Filgueiras alerta: quando a rotina diária deixa de ser suficiente para atividades básicas, inclusive repouso, é sinal de dependência. Para tratá-la, o psicólogo recomenda um trabalho "multidisciplinar", com intervenções de profissionais da área de psicologia e o suporte familiar.
A estudante Juliana Facci não faz parte dos adeptos aos jogos das redes sociais. Sua motivação para usar a internet são os recados. A estudante conta que frequentemente vai ao computador de madrugada, depois de sonhar ter recebido alguma mensagem por e-mail. Se o sonho não se confirma, ela aproveita: "Abro todas as janelas dos sites de que participo e fico monitorando".
Juliana admite-se viciada. Participa de redes sociais, passa longas horas diante do computador e está em contagem regressiva para comprar um celular com internet. Ela reconhece a dependência e faz tentativas para diminuir o acesso. Um esforço dificultado pela cumplicidade do namorado, igualmente compulsivo.
Filgueiras reforça que família e amigos são fundamentais para a cura da dependência. Segundo ele, a conivência dos pais, a falta de limites, dificultam o tratamento. Em determinados casos, diz ele, é necessário tomar atitudes mais firmes, como proibir definitivamente o uso do computador.
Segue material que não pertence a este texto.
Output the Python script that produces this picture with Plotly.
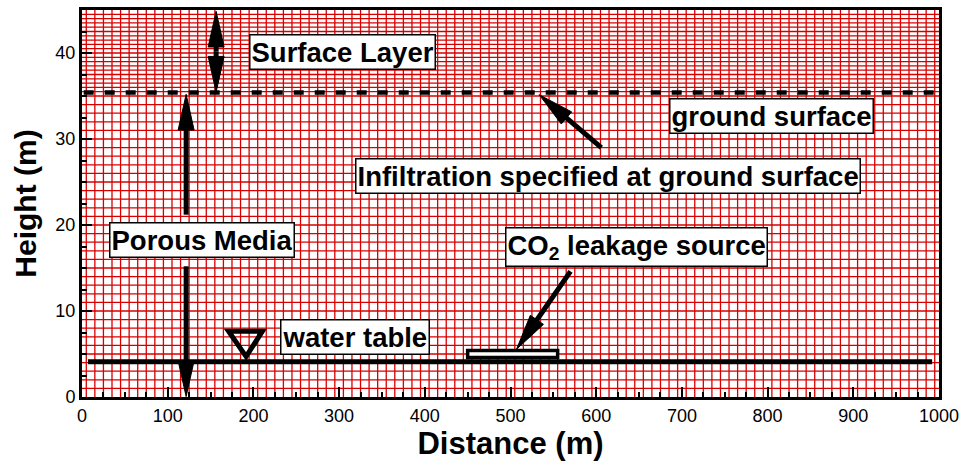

O psicólogo explica que é comum, durante um período de abstinência, o descontrole emocional do viciado, que pode ficar
Embora a participação familiar seja importante tanto na prevenção quanto no tratamento, o diagnóstico caseiro é insuficiente para confirmar a dependência. Daniela esclarece que só um especialista pode determinar o grau de compulsão.
A Santa Casa de Misericórdia do Rio montou, no início do ano, o primeiro serviço do país voltado para crianças e adolescentes viciados em jogos de internet. A dificuldade maior ainda está no autoreconhecimento: poucos admitem a dependência, pois, como afirma Filgueiras, "o problema de saúde vai ser no futuro e o prazer é agora, o amanhã pouco importa".
Sou dependente digital?
A psicóloga americana Kimberly Young, especialista em dependência da web, criou uma lista de comportamentos relacionados ao dependente.
1. Você se sente preocupado com a internet: pensa sobre as suas conexões anteriores ou antecipa as suas próximas conexões?
2. Você sente a necessidade de usar a internet por períodos de tempo cada vez maiores para poder se sentir satisfeito?
3. Você já fez tentativas repetidas, sem sucesso, para controlar, diminuir ou parar de usar a internet?
4. Você se sente inquieto, mal-humorado, depressivo ou irritado quando tenta diminuir o tempo ou suspender o uso da Internet?
5. Você fica on-line por mais tempo do que tinha planejado?
6. Você desafiou ou colocou em risco a perda de relacionamentos significativos, escola ou chances de carreira por causa da internet?
7. Você já mentiu para membros da família, terapeuta, ou outros, para esconder a extensão de seu envolvimento com a internet?
8. Você usa a internet como uma forma de escapar de problemas ou para se aliviar de mau humor (exemplos: sentimento de solidão, culpa, ansiedade ou depressão)?
Resultado
Se a resposta foi “sim” a pelo menos cinco questões, recomenda-se procurar um especialista.